### What to work on
Starting at the top of the listing, extract every line up to and including the one with "two GKS schemes". Pictures stay out of the copy.

### Material provided
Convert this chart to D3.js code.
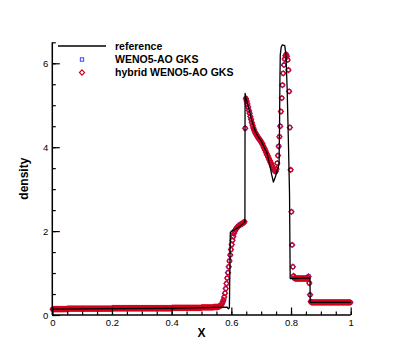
<!DOCTYPE html>
<html>
<head>
<meta charset="utf-8">
<script src="https://cdn.jsdelivr.net/npm/d3@7/dist/d3.min.js"></script>
<style>
  html, body { margin: 0; padding: 0; background: #fff; }
  svg { display: block; font-family: "Liberation Sans", Arial, Helvetica, sans-serif; }
</style>
</head>
<body>
<div id="chart"></div>
<script>
// Density profile: reference solution vs. two GKS schemes

// reference solution (read as a polyline)
const refX = [0, 0.2, 0.4, 0.55, 0.585, 0.590, 0.5935, 0.5965, 0.600, 0.610, 0.620, 0.630, 0.640, 0.6455,
  0.6460, 0.650, 0.660, 0.670, 0.680, 0.690, 0.700, 0.710, 0.720, 0.728, 0.735, 0.741, 0.748, 0.755, 0.760,
  0.7615, 0.7628, 0.764, 0.767, 0.771, 0.779, 0.783, 0.787, 0.791, 0.795, 0.7965, 0.7972, 0.810, 0.840,
  0.8635, 0.8642, 0.90, 1.0];
const refDensity = [0.14, 0.15, 0.16, 0.18, 0.19, 0.15, 0.17, 1.96, 2.0, 2.03, 2.07, 2.12, 2.18, 2.22,
  5.28, 5.15, 4.88, 4.60, 4.38, 4.25, 4.15, 4.00, 3.85, 3.60, 3.35, 3.17, 3.30, 3.48, 3.60,
  4.50, 5.60, 6.20, 6.38, 6.44, 6.42, 6.20, 5.40, 4.20, 2.90, 1.50, 0.87, 0.87, 0.88,
  0.88, 0.30, 0.30, 0.30];

// numerical solutions on a uniform mesh of 400 cells (cell centres)
const meshCells = 400;
const meshX = d3.range(meshCells).map(i => (i + 0.5) / meshCells);

const hybridDensity = [
  // 0 - 79
  0.14,0.14,0.14,0.14,0.14,0.14,0.14,0.14,0.14,0.14,
  0.14,0.14,0.14,0.14,0.14,0.14,0.14,0.14,0.14,0.14,
  0.15,0.15,0.15,0.15,0.15,0.15,0.15,0.15,0.15,0.15,
  0.15,0.15,0.15,0.15,0.15,0.15,0.15,0.15,0.15,0.15,
  0.15,0.15,0.15,0.15,0.15,0.15,0.15,0.15,0.15,0.15,
  0.15,0.15,0.15,0.15,0.15,0.15,0.15,0.15,0.15,0.15,
  0.15,0.15,0.15,0.15,0.15,0.15,0.15,0.15,0.15,0.15,
  0.15,0.15,0.15,0.15,0.15,0.15,0.15,0.15,0.15,0.15,
  // 80 - 159
  0.16,0.16,0.16,0.16,0.16,0.16,0.16,0.16,0.16,0.16,
  0.16,0.16,0.16,0.16,0.16,0.16,0.16,0.16,0.16,0.16,
  0.16,0.16,0.16,0.16,0.16,0.16,0.16,0.16,0.16,0.16,
  0.16,0.16,0.16,0.16,0.16,0.16,0.16,0.16,0.16,0.16,
  0.16,0.16,0.16,0.16,0.16,0.16,0.16,0.16,0.16,0.16,
  0.16,0.16,0.16,0.16,0.16,0.16,0.16,0.16,0.16,0.16,
  0.16,0.16,0.16,0.16,0.16,0.16,0.16,0.16,0.16,0.16,
  0.16,0.16,0.16,0.16,0.16,0.16,0.16,0.16,0.16,0.16,
  // 160 - 199
  0.17,0.17,0.17,0.17,0.17,0.17,0.17,0.17,0.17,0.17,
  0.17,0.17,0.17,0.17,0.17,0.17,0.17,0.17,0.17,0.17,
  0.17,0.17,0.17,0.17,0.17,0.17,0.17,0.17,0.17,0.17,
  0.17,0.17,0.17,0.17,0.17,0.17,0.17,0.17,0.17,0.17,
  // 200 - 223
  0.18,0.18,0.18,0.18,0.18,0.18,0.18,0.18,0.18,0.18,
  0.18,0.18,0.18,0.18,0.18,0.18,0.19,0.19,0.19,0.19,
  0.19,0.19,0.20,0.20,
  // 224 - 257 contact
  0.21,0.22,0.24,0.27,0.31,0.36,0.43,0.52,0.63,0.75,
  0.88,1.01,1.15,1.29,1.43,1.56,1.68,1.78,1.87,1.94,
  1.99,2.03,2.06,2.08,2.10,2.12,2.13,2.15,2.16,2.17,
  2.18,2.19,2.20,2.22,
  // 258 - 299
  4.45,5.16,5.10,
  5.03,4.96,4.88,4.81,4.73,4.66,4.59,4.52,4.46,4.41,
  4.37,4.33,4.30,4.27,4.24,4.21,4.19,4.17,4.14,4.11,
  4.08,4.04,4.00,3.96,3.92,3.88,3.84,3.80,3.76,3.72,
  3.68,3.64,3.60,3.56,3.52,3.48,3.45,3.43,3.42,
  // 300 - 324 peak and shock
  3.48,3.62,3.80,4.02,4.25,4.50,4.85,5.17,5.48,5.76,
  5.96,6.10,6.18,6.21,6.17,6.08,5.84,5.33,4.47,3.46,
  2.46,1.67,1.15,0.93,0.88,
  // 325 - 346
  0.87,0.87,0.87,0.87,0.87,0.87,0.87,0.87,0.87,0.87,
  0.87,0.87,0.87,0.87,0.87,0.87,0.87,0.89,0.92,0.76,
  0.48,0.32,
  // 347 - 399
  0.30,0.30,0.30,0.30,0.30,0.30,0.30,0.30,0.30,0.30,
  0.30,0.30,0.30,0.30,0.30,0.30,0.30,0.30,0.30,0.30,
  0.30,0.30,0.30,0.30,0.30,0.30,0.30,0.30,0.30,0.30,
  0.30,0.30,0.30,0.30,0.30,0.30,0.30,0.30,0.30,0.30,
  0.30,0.30,0.30,0.30,0.30,0.30,0.30,0.30,0.30,0.30,
  0.30,0.30,0.30
];
// the two schemes sit on top of each other everywhere at this scale
const wenoDensity = hybridDensity;

const xTicks = [0, 0.2, 0.4, 0.6, 0.8, 1];
const yTicks = [0, 2, 4, 6];
const legendLabels = ['reference', 'WENO5-AO GKS', 'hybrid WENO5-AO GKS'];

const width = 399, height = 355;
const margin = { left: 52.3, right: 48.3, top: 42.3, bottom: 40 };

const svg = d3.select('#chart').append('svg')
  .attr('width', width)
  .attr('height', height);

const x = d3.scaleLinear().domain([0, 1]).range([margin.left, width - margin.right]);
const y = d3.scaleLinear().domain([0, 6.5]).range([height - margin.bottom, margin.top]);

const blue = '#2b2bff';
const red = '#d6001c';

// markers: blue squares underneath, red diamonds on top
const sq = 3.4;
svg.append('g')
  .selectAll('rect')
  .data(wenoDensity)
  .enter()
  .append('rect')
  .attr('x', (d, i) => x(meshX[i]) - sq / 2)
  .attr('y', d => y(d) - sq / 2)
  .attr('width', sq)
  .attr('height', sq)
  .attr('fill', 'none')
  .attr('stroke', blue)
  .attr('stroke-width', 0.9);

const r = 2.6;
const diamond = `M0,${-r}L${r},0L0,${r}L${-r},0Z`;
svg.append('g')
  .selectAll('path')
  .data(hybridDensity)
  .enter()
  .append('path')
  .attr('d', diamond)
  .attr('transform', (d, i) => `translate(${x(meshX[i])},${y(d)})`)
  .attr('fill', 'none')
  .attr('stroke', red)
  .attr('stroke-width', 1.15);

// reference line
const line = d3.line()
  .x(d => x(d[0]))
  .y(d => y(d[1]));

svg.append('path')
  .datum(refX.map((v, i) => [v, refDensity[i]]))
  .attr('d', line)
  .attr('fill', 'none')
  .attr('stroke', '#000')
  .attr('stroke-width', 1.3)
  .attr('stroke-linejoin', 'round');

// axes, ticks pointing into the plot
svg.append('g')
  .attr('transform', `translate(0,${y(0)})`)
  .call(d3.axisBottom(x).tickValues(d3.range(0, 1.0001, 0.05)).tickSize(-3.5).tickFormat(''))
  .call(g => g.select('.domain').remove());

svg.append('g')
  .attr('transform', `translate(0,${y(0)})`)
  .call(d3.axisBottom(x).tickValues(xTicks).tickSize(-7.5).tickFormat(d3.format('')))
  .call(g => g.select('.domain').remove())
  .call(g => g.selectAll('text').attr('font-size', 9.5).attr('fill', '#000').attr('dy', '0.71em')
    .attr('y', 4));

svg.append('g')
  .attr('transform', `translate(${x(0)},0)`)
  .call(d3.axisLeft(y).tickValues(d3.range(0, 6.5001, 0.5)).tickSize(-3.5).tickFormat(''))
  .call(g => g.select('.domain').remove());

svg.append('g')
  .attr('transform', `translate(${x(0)},0)`)
  .call(d3.axisLeft(y).tickValues(yTicks).tickSize(-7.5).tickFormat(d3.format('')))
  .call(g => g.select('.domain').remove())
  .call(g => g.selectAll('text').attr('font-size', 9.5).attr('fill', '#000').attr('x', -4));

svg.selectAll('.tick line').attr('stroke', '#000').attr('stroke-width', 1.2);

// axis lines
svg.append('line')
  .attr('x1', x(0)).attr('x2', x(1))
  .attr('y1', y(0)).attr('y2', y(0))
  .attr('stroke', '#000').attr('stroke-width', 1.5);
svg.append('line')
  .attr('x1', x(0)).attr('x2', x(0))
  .attr('y1', y(0)).attr('y2', y(6.5))
  .attr('stroke', '#000').attr('stroke-width', 1.5);

// axis titles
svg.append('text')
  .attr('x', x(0.5))
  .attr('y', 337)
  .attr('text-anchor', 'middle')
  .attr('font-size', 12)
  .attr('font-weight', 'bold')
  .text('X');

svg.append('text')
  .attr('transform', `translate(28,${y(3.25)}) rotate(-90)`)
  .attr('text-anchor', 'middle')
  .attr('font-size', 12)
  .attr('font-weight', 'bold')
  .text('density');

// legend
const legend = svg.append('g').attr('font-size', 10.5).attr('font-weight', 'bold');
const legendY = [46, 59.5, 72.5];

legend.append('line')
  .attr('x1', 58).attr('x2', 106)
  .attr('y1', legendY[0]).attr('y2', legendY[0])
  .attr('stroke', '#000').attr('stroke-width', 1.3);

legend.append('rect')
  .attr('x', 82 - sq / 2).attr('y', legendY[1] - sq / 2)
  .attr('width', sq).attr('height', sq)
  .attr('fill', 'none').attr('stroke', blue).attr('stroke-width', 0.9);

legend.append('path')
  .attr('d', diamond)
  .attr('transform', `translate(82,${legendY[2]})`)
  .attr('fill', 'none').attr('stroke', red).attr('stroke-width', 1.15);

legend.selectAll('text')
  .data(legendLabels)
  .enter()
  .append('text')
  .attr('x', 115)
  .attr('y', (d, i) => legendY[i])
  .attr('dy', '0.35em')
  .text(d => d);
</script>
</body>
</html>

### Written response
Convert this chart to D3.js code.
<!DOCTYPE html>
<html>
<head>
<meta charset="utf-8">
<script src="https://cdn.jsdelivr.net/npm/d3@7/dist/d3.min.js"></script>
<style>
  html, body { margin: 0; padding: 0; background: #fff; }
  svg { display: block; font-family: "Liberation Sans", Arial, Helvetica, sans-serif; }
</style>
</head>
<body>
<div id="chart"></div>
<script>
// Density profile: reference solution vs. two GKS schemes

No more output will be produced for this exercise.